The first step in the growth of any medium of exchange is to prove itself as a stable store of value. Otherwise it can't be used as a unit of account. And the first step in proving itself a stable store of value, is to begin storing value which is where bitcoin is at right now.


How does an asset prove itself to be a capable store of value? I say the first condition is that it must have a stable (non-speculative) demand, which bitcoin notoriously lacks, and can never have because it doesn't do anything. It doesn't exist physically, therefore it can't be consumed or used as raw material. And as a financial asset it's nobody's liability, so like an IOU that promises to pay nothing. In conclusion, bitcoin's market value is driven 100% by a speculative demand and that's not a basis for a reliable store of value.


There's two prerequisites:

a) it has to have the fundamental properties of a good store of value

b) it requires the time it takes for most people in the world to realise this (or at least simply accept that it is a good store of value, based on the price history)

Bitcoin has far better fundamental store-of-value properties than any other asset the world has ever seen. Now we bitcoiners are just waiting for the rest of you to catch up. As you do you will store your wealth in it too, increasing the price. While it's growing like this, it experiences volatility as all growing assets do - it's called "price discovery". The waves get shallower and shallower the bigger it grows. It has the potential to store the majority of the value in the world.

To say it has no use is a big mistake to make. Possibly the biggest in your life depending on how long it takes for you to realise. It took me 10 years and cost me millions.


Incorrect - the term inflation is rooted in the inflation of a money supply, which leads to devaluation of the monetary unit and therefore a rise in prices.

Bitcoin is deflationary as at some point in the future the total supply will decrease each year (through people dying with their money etc.)


by that logic people would not buy TVs or memory cards


My logic is not that people won't but memory cards, but that they won't replace usd as a medium of exchange.

As far as i am aware nobody uses memory cards as a medium of exchange so looks like my logic holds.


TVs and memory cards keep getting cheaper, not more expensive.


yes, that is what deflation is


The deflation of a currency is when the currency gets more expensive, not cheaper.
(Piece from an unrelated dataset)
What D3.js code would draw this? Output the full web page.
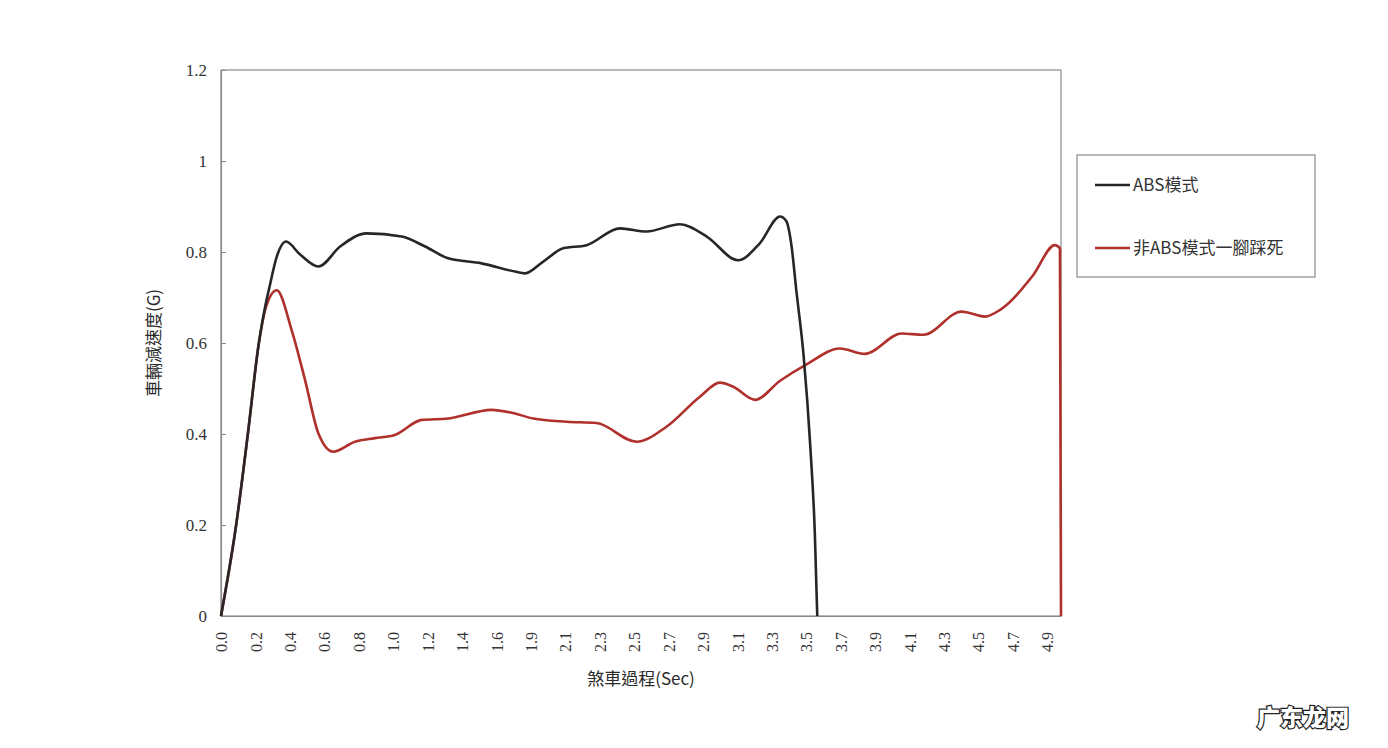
<!DOCTYPE html>
<html><head><meta charset="utf-8">
<script src="https://cdn.jsdelivr.net/npm/d3@7"></script>
<style>
html,body{margin:0;padding:0;background:#fff;}
svg{display:block;}
</style></head>
<body>
<svg id="chart" width="1388" height="748"></svg>
<script>
// ---- data (x in category-tick units: 0 = "0.0", 24 = "4.9") ----
const xTickLabels = ["0.0","0.2","0.4","0.6","0.8","1.0","1.2","1.4","1.6","1.9","2.1","2.3","2.5","2.7","2.9","3.1","3.3","3.5","3.7","3.9","4.1","4.3","4.5","4.7","4.9"];
const yTickValues = [0, 0.2, 0.4, 0.6, 0.8, 1, 1.2];
const yTickLabels = ["0","0.2","0.4","0.6","0.8","1","1.2"];
const seriesNames = ["ABS模式", "非ABS模式一腳踩死"];

const absX = [0,0.44,0.78,1.10,1.31,1.40,1.62,1.89,2.29,2.83,3.46,4.23,5.25,5.93,6.60,7.57,8.54,8.83,9.36,9.94,10.62,11.59,12.36,13.33,14.11,15.02,15.65,16.24,16.42,16.56,16.72,16.92,17.12,17.25,17.32];
const absY = [0,0.20,0.40,0.60,0.69,0.72,0.79,0.823,0.795,0.768,0.812,0.841,0.834,0.812,0.786,0.775,0.757,0.753,0.779,0.808,0.815,0.852,0.845,0.861,0.834,0.782,0.819,0.878,0.868,0.82,0.71,0.575,0.37,0.18,0];

const nonAbsX = [0,0.44,0.78,1.10,1.31,1.62,2.05,2.44,2.83,3.26,3.89,4.47,5.05,5.83,6.60,7.86,8.54,9.07,10.04,10.91,12.07,12.94,13.91,14.49,14.88,15.51,16.24,17.01,17.98,18.70,19.77,20.40,21.51,22.19,22.63,23.59,24.22,24.37,24.40];
const nonAbsY = [0,0.20,0.40,0.60,0.68,0.716,0.629,0.519,0.401,0.361,0.383,0.391,0.398,0.431,0.434,0.453,0.445,0.434,0.427,0.424,0.383,0.416,0.482,0.513,0.504,0.475,0.517,0.553,0.588,0.576,0.621,0.618,0.669,0.658,0.673,0.749,0.815,0.808,0];

// ---- layout ----
const svg = d3.select("#chart");
const L = 221, R = 1061, T = 70, B = 616;
const x = d3.scaleLinear().domain([0, 24.4]).range([L, R]);
const y = d3.scaleLinear().domain([0, 1.2]).range([B, T]);
const serif = "'Liberation Serif','DejaVu Serif',serif";
const cjk = "'Noto Sans CJK TC','Noto Sans CJK SC',sans-serif";

// frame
svg.append("rect").attr("x", L).attr("y", T).attr("width", R - L).attr("height", B - T)
  .attr("fill", "none").attr("stroke", "#8a8a8a").attr("stroke-width", 1.2);

// y axis
const yAxis = d3.axisLeft(y).tickValues(yTickValues)
  .tickFormat((d, i) => yTickLabels[i]).tickSizeInner(-5).tickSizeOuter(0).tickPadding(14);
const gy = svg.append("g").attr("transform", `translate(${L},0)`).call(yAxis);
gy.attr("font-family", serif);
gy.select(".domain").attr("stroke", "#8a8a8a").attr("stroke-width", 1.2);
gy.selectAll(".tick line").attr("stroke", "#8a8a8a");
gy.selectAll("text").style("font-family", serif).attr("font-size", 17).attr("fill", "#333");

// x axis (rotated labels, no tick marks)
const xAxis = d3.axisBottom(x).tickValues(d3.range(xTickLabels.length))
  .tickFormat((d) => xTickLabels[d]).tickSize(0).tickSizeOuter(0);
const gx = svg.append("g").attr("transform", `translate(0,${B})`).call(xAxis);
gx.attr("font-family", serif);
gx.select(".domain").attr("stroke", "#8a8a8a").attr("stroke-width", 1.2);
gx.selectAll("text")
  .style("font-family", serif).attr("font-size", 16).attr("fill", "#333")
  .attr("transform", "rotate(-90)")
  .attr("text-anchor", "end")
  .attr("x", -16).attr("y", 0).attr("dy", "0.35em");

// axis titles
svg.append("text").attr("x", 641).attr("y", 685).attr("text-anchor", "middle")
  .attr("font-family", cjk).attr("font-size", 17).attr("fill", "#2a2a2a").text("煞車過程(Sec)");
svg.append("text").attr("transform", "translate(160,343) rotate(-90)").attr("text-anchor", "middle")
  .attr("font-family", cjk).attr("font-size", 17).attr("fill", "#2a2a2a").text("車輛減速度(G)");

// lines
const colors = ["#262626", "#b0302c"];
const line = d3.line().x(d => x(d[0])).y(d => y(d[1])).curve(d3.curveMonotoneX);
const nonAbsData = nonAbsX.map((v, i) => [v, nonAbsY[i]]);
const absData = absX.map((v, i) => [v, absY[i]]);
svg.append("path").datum(nonAbsData).attr("d", line).attr("fill", "none")
  .attr("stroke", colors[1]).attr("stroke-width", 2.6).attr("stroke-linejoin", "round");
svg.append("path").datum(absData).attr("d", line).attr("fill", "none")
  .attr("stroke", colors[0]).attr("stroke-width", 2.6).attr("stroke-linejoin", "round");

// legend
const lg = svg.append("g");
lg.append("rect").attr("x", 1077).attr("y", 155).attr("width", 238).attr("height", 122)
  .attr("fill", "#fff").attr("stroke", "#8a8a8a").attr("stroke-width", 1.2);
const legendY = [185, 248];
seriesNames.forEach((name, i) => {
  lg.append("line").attr("x1", 1095).attr("x2", 1130).attr("y1", legendY[i]).attr("y2", legendY[i])
    .attr("stroke", colors[i]).attr("stroke-width", 2.6);
  lg.append("text").attr("x", 1133).attr("y", legendY[i]).attr("dy", "0.35em")
    .attr("font-family", cjk).attr("font-size", 17).attr("fill", "#333").text(name);
});

// watermark
svg.append("text").attr("x", 1303).attr("y", 718).attr("dy", "0.35em").attr("text-anchor", "middle")
  .attr("font-family", cjk).attr("font-weight", 900).attr("font-size", 23)
  .attr("fill", "#fff").attr("stroke", "#222").attr("stroke-width", 2.4)
  .attr("paint-order", "stroke").text("广东龙网");
</script>
</body></html>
It's true that other goods get cheaper when measured in that currency. But what we're discussing here is whether, and how, the continued deflation of Bitcoin discourages its use as a medium of exchange, not whether some hypothetical deflation of the dollar would discourage the use of other goods such as memory cards and Bitcoin as a medium of exchange.


>The deflation of a currency is when the currency gets more expensive, not cheaper.

This is a perversion of the economic definition of inflation and deflation.

Inflation is the rate of change of prices.


These are two different ways of looking at the same thing, but the crucial issue here is the direction of inflation: inflation is when prices, measured in the currency in question, go up, not down. That is to say, the value of the currency, measured in terms of any given good, goes down, not up. jsbg was getting this backwards, and your comment isn't helpful in clarifying their confused thinking.

Historically speaking, the "printing too much paper money" definition of "inflation", which is more or less what you're saying is "a perversion of the economic definition of inflation", preceded the "general increase in prices" definition you're talking about: https://en.wikipedia.org/wiki/Inflation#Classical_economics


Deflation is a fall in the general price level. A fall in the price of some goods or of a particular good is not deflation.


Errr, by their logic people wouldn't use TVs or memory cards as "cash". Which they don't.